## GIVEN EXERCISE
Print exactly, please, the lines from the top of the entries below up to and including the line with "from matplotlib.lines import Line2D", and nothing else; pictures are excluded.

* * *

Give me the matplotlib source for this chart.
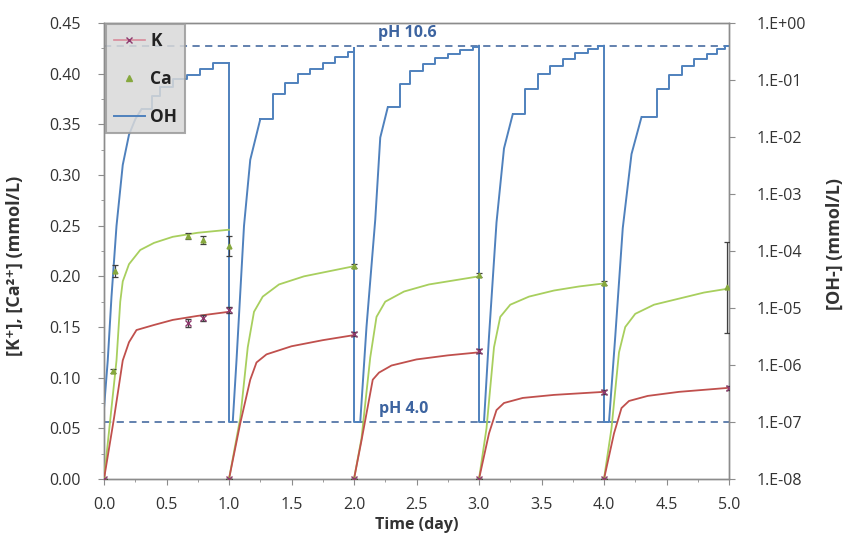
import numpy as np
import matplotlib
matplotlib.use("Agg")
import matplotlib.pyplot as plt
from matplotlib.ticker import MultipleLocator, FixedLocator, FuncFormatter, NullLocator
from matplotlib.lines import Line2D

# ---------------- data ----------------
# model curves, one list per 1-day cycle (time in days, concentration in mmol/L)
k_t = [[0.0, 0.08, 0.15, 0.20, 0.26, 0.40, 0.55, 0.75, 1.00],
       [1.0, 1.09, 1.17, 1.22, 1.30, 1.50, 1.75, 2.00],
       [2.0, 2.06, 2.15, 2.20, 2.30, 2.50, 2.75, 3.00],
       [3.0, 3.08, 3.14, 3.20, 3.35, 3.60, 4.00],
       [4.0, 4.08, 4.14, 4.20, 4.35, 4.60, 5.00]]
k_v = [[0.0, 0.060, 0.117, 0.135, 0.147, 0.152, 0.157, 0.161, 0.165],
       [0.0, 0.055, 0.098, 0.115, 0.123, 0.131, 0.137, 0.142],
       [0.0, 0.038, 0.098, 0.105, 0.112, 0.118, 0.122, 0.125],
       [0.0, 0.045, 0.068, 0.075, 0.080, 0.083, 0.086],
       [0.0, 0.045, 0.070, 0.077, 0.082, 0.086, 0.090]]

ca_t = [[0.0, 0.10, 0.13, 0.15, 0.20, 0.29, 0.40, 0.55, 0.75, 1.00],
        [1.0, 1.09, 1.15, 1.20, 1.27, 1.40, 1.60, 1.80, 2.00],
        [2.0, 2.06, 2.13, 2.18, 2.25, 2.40, 2.60, 2.80, 3.00],
        [3.0, 3.06, 3.12, 3.17, 3.25, 3.40, 3.60, 3.80, 4.00],
        [4.0, 4.06, 4.12, 4.17, 4.25, 4.40, 4.60, 4.80, 5.00]]
ca_v = [[0.0, 0.117, 0.175, 0.195, 0.212, 0.226, 0.233, 0.239, 0.243, 0.246],
        [0.0, 0.060, 0.130, 0.165, 0.180, 0.192, 0.200, 0.205, 0.210],
        [0.0, 0.040, 0.120, 0.160, 0.175, 0.185, 0.192, 0.196, 0.200],
        [0.0, 0.050, 0.130, 0.160, 0.172, 0.180, 0.186, 0.190, 0.193],
        [0.0, 0.050, 0.125, 0.150, 0.163, 0.172, 0.178, 0.184, 0.188]]

# OH- as log10(mmol/L): smooth rising part and stepped plateau of each cycle
oh_rise_t = [[0.0, 0.03, 0.06, 0.10, 0.15, 0.20, 0.25, 0.30],
             [1.0, 1.0, 1.03, 1.06, 1.12, 1.17, 1.25],
             [2.0, 2.0, 2.05, 2.10, 2.17, 2.21, 2.27],
             [3.0, 3.0, 3.04, 3.08, 3.14, 3.20, 3.27],
             [4.0, 4.0, 4.04, 4.09, 4.15, 4.22, 4.30]]
oh_rise_log = [[-6.76, -5.92, -4.80, -3.56, -2.49, -1.96, -1.69, -1.51],
               [-0.71, -7.0, -7.0, -5.92, -3.56, -2.40, -1.69],
               [-0.44, -7.0, -7.0, -5.33, -3.45, -2.01, -1.48],
               [-0.40, -7.0, -7.0, -5.50, -3.50, -2.20, -1.60],
               [-0.40, -7.0, -7.0, -5.50, -3.60, -2.30, -1.65]]
oh_step_t = [[0.30, 0.38, 0.45, 0.55, 0.66, 0.77, 0.87, 0.94, 1.00],
             [1.25, 1.35, 1.45, 1.55, 1.65, 1.75, 1.85, 1.95, 2.00],
             [2.27, 2.37, 2.45, 2.55, 2.65, 2.75, 2.85, 2.95, 3.00],
             [3.27, 3.37, 3.47, 3.57, 3.67, 3.77, 3.87, 3.95, 4.00],
             [4.30, 4.42, 4.52, 4.62, 4.72, 4.82, 4.90, 4.97, 5.00]]
oh_step_log = [[-1.51, -1.28, -1.12, -0.98, -0.91, -0.80, -0.71, -0.71, -0.71],
               [-1.69, -1.24, -1.05, -0.90, -0.80, -0.70, -0.60, -0.50, -0.44],
               [-1.48, -1.07, -0.85, -0.72, -0.62, -0.55, -0.48, -0.42, -0.40],
               [-1.60, -1.15, -0.90, -0.75, -0.63, -0.53, -0.46, -0.41, -0.40],
               [-1.65, -1.15, -0.92, -0.76, -0.64, -0.54, -0.46, -0.41, -0.40]]

# measured points with error bars
k_meas_t = [0.0, 1.0, 2.0, 3.0, 4.0, 0.67, 0.79, 1.0, 2.0, 3.0, 4.0, 5.0]
k_meas_v = [0.0, 0.0, 0.0, 0.0, 0.0, 0.154, 0.159, 0.167, 0.143, 0.126, 0.086, 0.090]
k_meas_e = [0.0, 0.0, 0.0, 0.0, 0.0, 0.004, 0.003, 0.003, 0.002, 0.002, 0.002, 0.002]

ca_meas_t = [0.0, 1.0, 2.0, 3.0, 4.0, 0.07, 0.09, 0.67, 0.79, 1.0, 2.0, 3.0, 4.0, 4.98]
ca_meas_v = [0.0, 0.0, 0.0, 0.0, 0.0, 0.107, 0.205, 0.240, 0.236, 0.230, 0.210, 0.201, 0.193, 0.189]
ca_meas_e = [0.0, 0.0, 0.0, 0.0, 0.0, 0.002, 0.006, 0.003, 0.004, 0.010, 0.002, 0.002, 0.002, 0.045]

ph_levels = [10.6, 4.0]           # reference pH lines
ph_labels = ["pH 10.6", "pH 4.0"]
ph_label_t = [2.19, 2.20]

x_ticks = [0.0, 0.5, 1.0, 1.5, 2.0, 2.5, 3.0, 3.5, 4.0, 4.5, 5.0]
left_ticks = [0.00, 0.05, 0.10, 0.15, 0.20, 0.25, 0.30, 0.35, 0.40, 0.45]
right_ticks = [1e-8, 1e-7, 1e-6, 1e-5, 1e-4, 1e-3, 1e-2, 1e-1, 1e0]

# ---------------- styling ----------------
plt.rcParams['font.family'] = ['Open Sans', 'DejaVu Sans']
K_LINE = '#c0504d'
K_MARK = '#8e3a6e'
CA_LINE = '#a8cf5e'
CA_MARK = '#86a83e'
OH_COL = '#4f81bd'
DASH_COL = '#5677a8'
TXT_COL = '#3d64a0'
SPINE = '#8c8c8c'
TXT = '#333333'

fig = plt.figure(figsize=(8.47, 5.54), dpi=100)
ax = fig.add_axes([104/847, 1-479/554, (729-104)/847, (479-23)/554])
ax2 = ax.twinx()

# right axis (log OH)
for rt, rl, st, sl in zip(oh_rise_t, oh_rise_log, oh_step_t, oh_step_log):
    ax2.plot(rt, [10**v for v in rl], color=OH_COL, lw=1.4, zorder=3)
    ax2.plot(st, [10**v for v in sl], color=OH_COL, lw=1.4, drawstyle='steps-post', zorder=3)
ax2.set_yscale('log')
ax2.set_ylim(1e-8, 1e0)
for ph, lab, xt in zip(ph_levels, ph_labels, ph_label_t):
    conc = 10**(ph - 14) * 1000.0
    ax2.axhline(conc, color=DASH_COL, lw=1.3, ls=(0, (4, 3)), zorder=2)
    ax2.text(xt, conc * 1.22, lab, color=TXT_COL, fontsize=11.5,
             fontweight='bold', ha='left', va='bottom')

# left axis: K and Ca
for tt, vv in zip(ca_t, ca_v):
    ax.plot(tt, vv, color=CA_LINE, lw=1.3, zorder=4)
for tt, vv in zip(k_t, k_v):
    ax.plot(tt, vv, color=K_LINE, lw=1.3, zorder=4)
ax.errorbar(ca_meas_t, ca_meas_v, yerr=ca_meas_e, fmt='^', ms=3.5, color=CA_MARK,
            ecolor='#404040', elinewidth=0.9, capsize=2.5, capthick=0.9, zorder=5)
ax.errorbar(k_meas_t, k_meas_v, yerr=k_meas_e, fmt='x', ms=4, mew=1.0, color=K_MARK,
            ecolor='#404040', elinewidth=0.9, capsize=2.5, capthick=0.9, zorder=5)

ax.set_zorder(ax2.get_zorder() + 1)
ax.patch.set_visible(False)

ax.set_xlim(0, 5.0)
ax.set_ylim(0, 0.45)
ax.xaxis.set_major_locator(FixedLocator(x_ticks))
ax.xaxis.set_minor_locator(MultipleLocator(0.25))
ax.yaxis.set_major_locator(FixedLocator(left_ticks))
ax.yaxis.set_minor_locator(MultipleLocator(0.025))
ax.xaxis.set_major_formatter(FuncFormatter(lambda v, p: f"{v:.1f}"))
ax.yaxis.set_major_formatter(FuncFormatter(lambda v, p: f"{v:.2f}"))
ax2.yaxis.set_major_locator(FixedLocator(right_ticks))
ax2.yaxis.set_minor_locator(NullLocator())
ax2.yaxis.set_major_formatter(FuncFormatter(lambda v, p: "1.E%+03d" % int(round(np.log10(v)))))

for a in (ax, ax2):
    for s in a.spines.values():
        s.set_color(SPINE)
        s.set_linewidth(1.0)
ax.tick_params(axis='x', which='major', labelsize=11.5, colors=TXT, color=SPINE,
               length=4, direction='out', pad=9)
ax.tick_params(axis='y', which='major', labelsize=11.5, colors=TXT, color=SPINE,
               length=4, direction='out', pad=13)
ax.tick_params(axis='both', which='minor', color=SPINE, length=2.5, direction='out')
ax2.tick_params(axis='y', which='major', labelsize=11.5, colors=TXT, color=SPINE,
                length=4, direction='out', pad=16)

ax.set_xlabel("Time (day)", fontsize=11.5, fontweight='bold', color=TXT, labelpad=3)
ax.set_ylabel("[K\u207a], [Ca\u00b2\u207a] (mmol/L)", fontsize=13, fontweight='bold',
              color=TXT)
ax2.set_ylabel("[OH-] (mmol/L)", fontsize=13, fontweight='bold', color=TXT)
ax.yaxis.set_label_coords((24 - 104) / 625, 0.467)
ax2.yaxis.set_label_coords((826 - 104) / 625, 0.515)

# legend
handles = [Line2D([], [], color='#d98a9a', marker='x', ms=5, lw=1.2, mec=K_MARK),
           Line2D([], [], color='none', marker='^', ms=4, mfc=CA_MARK, mec=CA_MARK),
           Line2D([], [], color=OH_COL, lw=1.4)]
leg = ax.legend(handles, ['K', 'Ca', 'OH'], loc='upper left', bbox_to_anchor=(0.003, 0.998),
                frameon=True, fancybox=False, handlelength=1.8,
                handletextpad=0.3, borderpad=0.45, labelspacing=1.15, borderaxespad=0.0,
                prop={'weight': 'bold', 'size': 12.5})
leg.get_frame().set_facecolor('#d9d9d9')
leg.get_frame().set_edgecolor('#9a9a9a')
leg.get_frame().set_linewidth(1.5)
leg.get_frame().set_alpha(0.85)
for txt in leg.get_texts():
    txt.set_color('#222222')

fig.savefig("out.png", dpi=100)
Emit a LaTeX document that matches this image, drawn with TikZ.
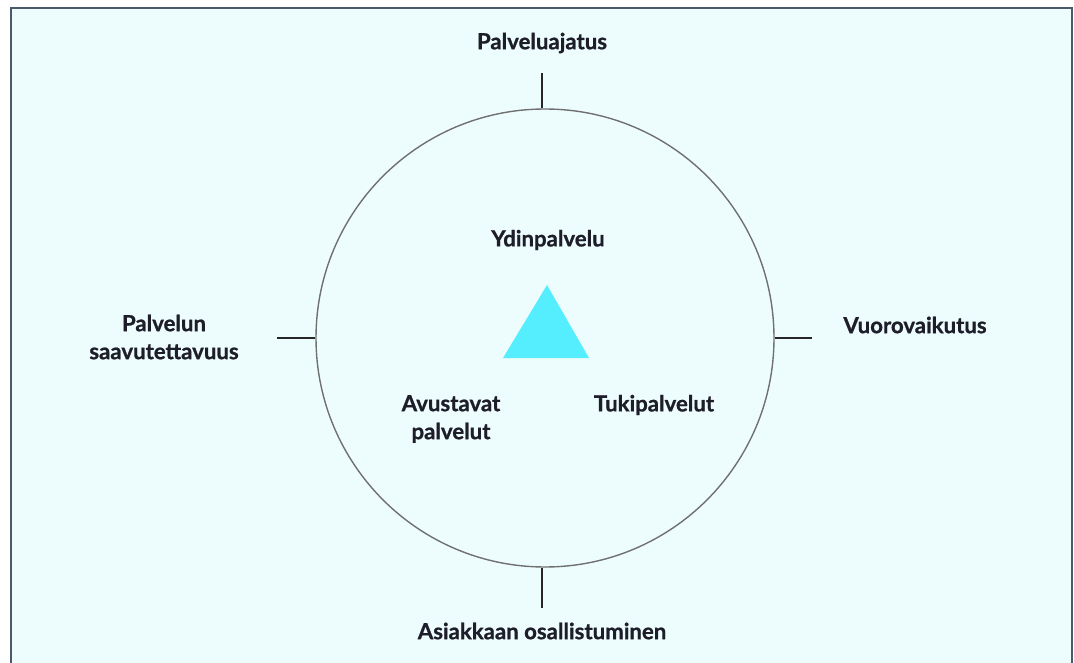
\documentclass[tikz,border=0pt]{standalone}
\usepackage{fontspec}
\setmainfont{Lato}[FakeBold=0.9]
\definecolor{bgc}{HTML}{EDFDFE}
\definecolor{framec}{HTML}{4A5A6A}
\definecolor{tric}{HTML}{55EEFF}
\definecolor{circc}{HTML}{707070}
\definecolor{txtc}{HTML}{1E1E2A}
\begin{document}
\begin{tikzpicture}[x=1pt,y=-1pt,
  lbl/.style={font=\fontsize{22.2}{28}\bfseries, text=txtc, align=center, inner sep=0pt},
  tick/.style={line width=2.6pt, draw=black!85}]
\useasboundingbox (0,0) rectangle (1074,663);
\begin{scope}
\clip (0,0) rectangle (1074,663);
\draw[fill=bgc, draw=framec, line width=2.2pt] (11,8) rectangle (1072,680);
\end{scope}
\node[circle, draw=circc, line width=1.4pt, minimum size=458pt, inner sep=0pt] (c) at (545,338) {};
\coordinate (tt) at (542,73);
\coordinate (tb) at (542,608);
\coordinate (tl) at (277,338);
\coordinate (tr) at (812,338);
\draw[tick] (c.north) ++(-3,0) -- (tt);
\draw[tick] (c.south) ++(-3,0) -- (tb);
\draw[tick] (c.west) -- (tl);
\draw[tick] (c.east) -- (tr);
\coordinate (a) at (547,285);
\coordinate (b) at (503,358);
\coordinate (d) at (589,358);
\fill[tric] (a) -- (b) -- (d) -- cycle;
\node[lbl] (n1) at (542,43) {Palveluajatus};
\node[lbl] (n2) at (548,240) {Ydinpalvelu};
\node[lbl] (n3) at (164,337) {Palvelun\\saavutettavuus};
\node[lbl] (n4) at (915,325) {Vuorovaikutus};
\node[lbl] (n5) at (451,419) {Avustavat\\palvelut};
\node[lbl] (n6) at (654,405) {Tukipalvelut};
\node[lbl] (n7) at (542,631) {Asiakkaan osallistuminen};
\end{tikzpicture}
\end{document}
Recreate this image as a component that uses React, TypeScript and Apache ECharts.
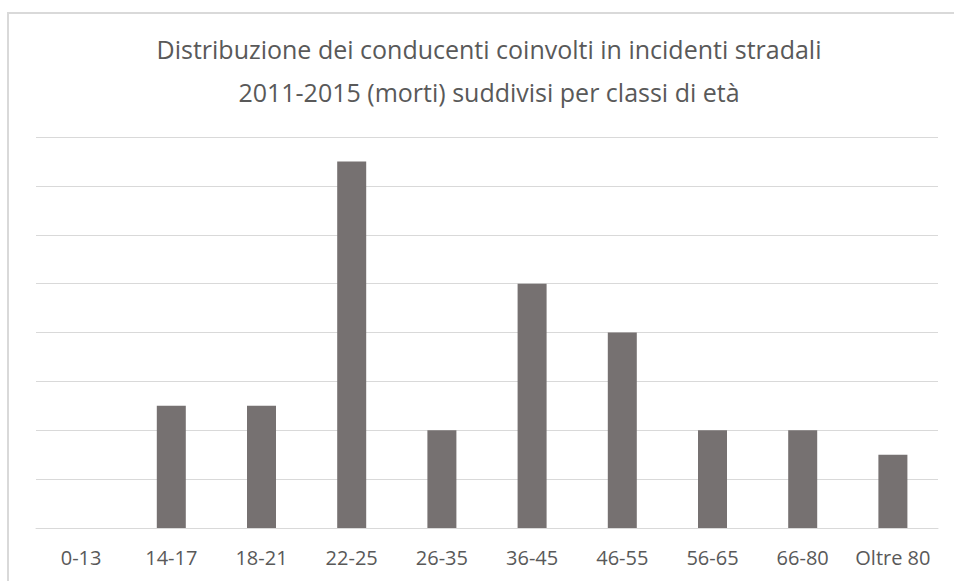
import React, { useEffect, useRef } from "react";
import * as echarts from "echarts";

const titleLines = [
  "Distribuzione dei conducenti coinvolti in incidenti stradali",
  "2011-2015 (morti) suddivisi per classi di età",
];
const categories = ["0-13", "14-17", "18-21", "22-25", "26-35", "36-45", "46-55", "56-65", "66-80", "Oltre 80"];
const values = [0, 2.5, 2.5, 7.5, 2, 5, 4, 2, 2, 1.5];

export default function App() {
  const ref = useRef<HTMLDivElement>(null);
  useEffect(() => {
    if (!ref.current) return;
    const chart = echarts.init(ref.current, null, { renderer: "svg" });
    chart.setOption({
      animation: false,
      backgroundColor: "#ffffff",
      textStyle: { fontFamily: "Open Sans" },
      title: {
        text: titleLines.join("\n"),
        left: 484,
        top: 22,
        textAlign: "center",
        textStyle: {
          fontFamily: "Open Sans",
          fontSize: 25,
          fontWeight: "normal",
          color: "#595959",
          lineHeight: 43,
        },
      },
      graphic: [
        {
          type: "rect",
          shape: { x: 8, y: 13, width: 1000, height: 700 },
          style: { fill: "none", stroke: "#d9d9d9", lineWidth: 2 },
          silent: true,
        },
      ],
      grid: { left: 36, right: 16, top: 137, bottom: 53, containLabel: false },
      xAxis: {
        type: "category",
        data: categories,
        axisLine: { lineStyle: { color: "#d9d9d9", width: 1 } },
        axisTick: { show: false },
        axisLabel: {
          color: "#595959",
          fontSize: 20,
          margin: 19,
          interval: 0,
          hideOverlap: false,
          fontFamily: "Open Sans",
        },
      },
      yAxis: {
        type: "value",
        min: 0,
        max: 8,
        interval: 1,
        axisLabel: { show: false },
        axisLine: { show: false },
        axisTick: { show: false },
        splitLine: { lineStyle: { color: "#d9d9d9", width: 1 } },
      },
      series: [
        {
          type: "bar",
          data: values,
          barWidth: 29,
          itemStyle: { color: "#767171" },
        },
      ],
    });
    return () => chart.dispose();
  }, []);
  return (
    <div
      ref={ref}
      style={{ position: "fixed", left: 0, top: 0, width: 954, height: 581 }}
    />
  );
}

* * *

## SOLUTION FOR THIS TASK
Give me the matplotlib source for this chart.
import numpy as np
import matplotlib
matplotlib.use("Agg")
import matplotlib.pyplot as plt
from matplotlib.ticker import MultipleLocator, FixedLocator, FuncFormatter, NullLocator
from matplotlib.lines import Line2D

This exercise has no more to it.